--- Records for the task ---
** Begin **

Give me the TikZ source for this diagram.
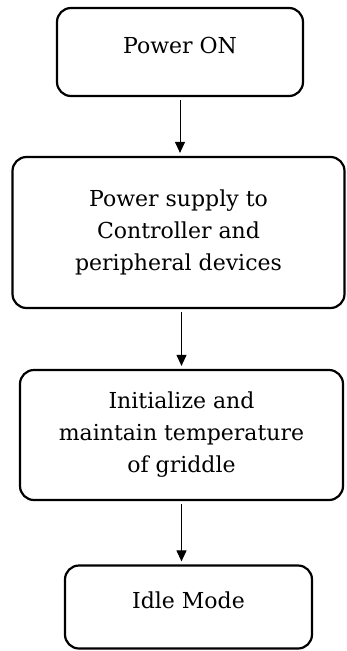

** End **
** Begin **

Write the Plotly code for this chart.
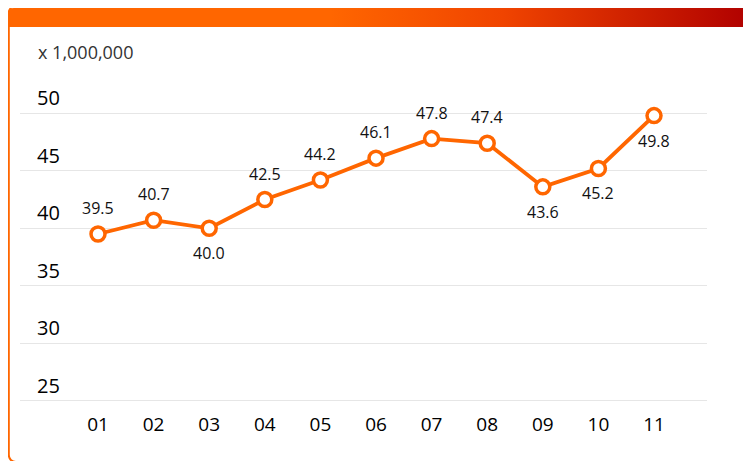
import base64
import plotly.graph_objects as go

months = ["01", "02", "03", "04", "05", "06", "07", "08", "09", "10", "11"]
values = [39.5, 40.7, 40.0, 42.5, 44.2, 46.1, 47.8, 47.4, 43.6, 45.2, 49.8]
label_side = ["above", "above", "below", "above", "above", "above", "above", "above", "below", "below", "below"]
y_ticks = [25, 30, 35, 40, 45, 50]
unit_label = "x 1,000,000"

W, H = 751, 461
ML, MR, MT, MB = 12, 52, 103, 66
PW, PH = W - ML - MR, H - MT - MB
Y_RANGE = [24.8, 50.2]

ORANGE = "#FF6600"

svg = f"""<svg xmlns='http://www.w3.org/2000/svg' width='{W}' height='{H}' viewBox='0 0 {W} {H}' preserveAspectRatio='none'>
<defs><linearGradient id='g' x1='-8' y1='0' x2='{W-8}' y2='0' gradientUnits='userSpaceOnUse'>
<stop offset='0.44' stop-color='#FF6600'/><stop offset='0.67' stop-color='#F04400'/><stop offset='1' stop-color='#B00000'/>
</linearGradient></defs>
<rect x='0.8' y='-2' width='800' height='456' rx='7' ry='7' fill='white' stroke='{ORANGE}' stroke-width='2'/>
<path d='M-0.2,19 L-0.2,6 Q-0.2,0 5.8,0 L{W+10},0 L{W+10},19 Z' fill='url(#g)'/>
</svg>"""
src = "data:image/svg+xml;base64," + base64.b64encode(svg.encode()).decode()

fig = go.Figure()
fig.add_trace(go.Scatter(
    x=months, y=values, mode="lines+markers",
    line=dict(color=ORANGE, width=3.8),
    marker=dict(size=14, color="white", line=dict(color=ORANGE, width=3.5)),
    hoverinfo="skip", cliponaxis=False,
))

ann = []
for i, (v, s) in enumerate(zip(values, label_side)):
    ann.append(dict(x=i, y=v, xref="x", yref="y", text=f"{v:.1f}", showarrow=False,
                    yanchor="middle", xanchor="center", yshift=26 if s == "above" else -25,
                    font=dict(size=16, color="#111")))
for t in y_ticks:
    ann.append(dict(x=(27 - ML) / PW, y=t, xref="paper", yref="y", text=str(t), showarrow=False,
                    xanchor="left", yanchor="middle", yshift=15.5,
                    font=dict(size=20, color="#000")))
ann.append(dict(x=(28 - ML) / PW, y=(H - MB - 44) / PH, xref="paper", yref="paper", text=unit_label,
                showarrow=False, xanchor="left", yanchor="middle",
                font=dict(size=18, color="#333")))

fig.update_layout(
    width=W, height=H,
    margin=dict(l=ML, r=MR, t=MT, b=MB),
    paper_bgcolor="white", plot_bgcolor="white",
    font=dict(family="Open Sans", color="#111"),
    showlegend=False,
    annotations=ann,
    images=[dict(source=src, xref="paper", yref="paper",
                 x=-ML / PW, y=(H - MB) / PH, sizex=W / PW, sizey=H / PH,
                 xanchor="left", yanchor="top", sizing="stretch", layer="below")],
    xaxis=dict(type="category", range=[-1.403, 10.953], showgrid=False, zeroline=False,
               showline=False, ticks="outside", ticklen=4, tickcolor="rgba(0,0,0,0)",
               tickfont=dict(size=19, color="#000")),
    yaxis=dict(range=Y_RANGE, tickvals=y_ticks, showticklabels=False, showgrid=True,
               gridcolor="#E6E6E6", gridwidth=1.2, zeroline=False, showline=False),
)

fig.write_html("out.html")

** End **
** Begin **

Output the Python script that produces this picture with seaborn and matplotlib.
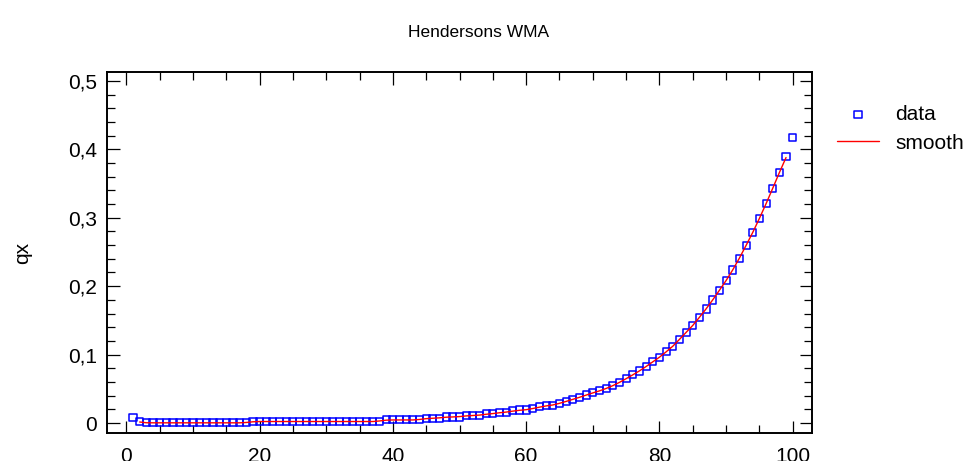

** End **

Of the lines above, copy each that contains "this".

Give me the TikZ source for this diagram.
Write the Plotly code for this chart.
Output the Python script that produces this picture with seaborn and matplotlib.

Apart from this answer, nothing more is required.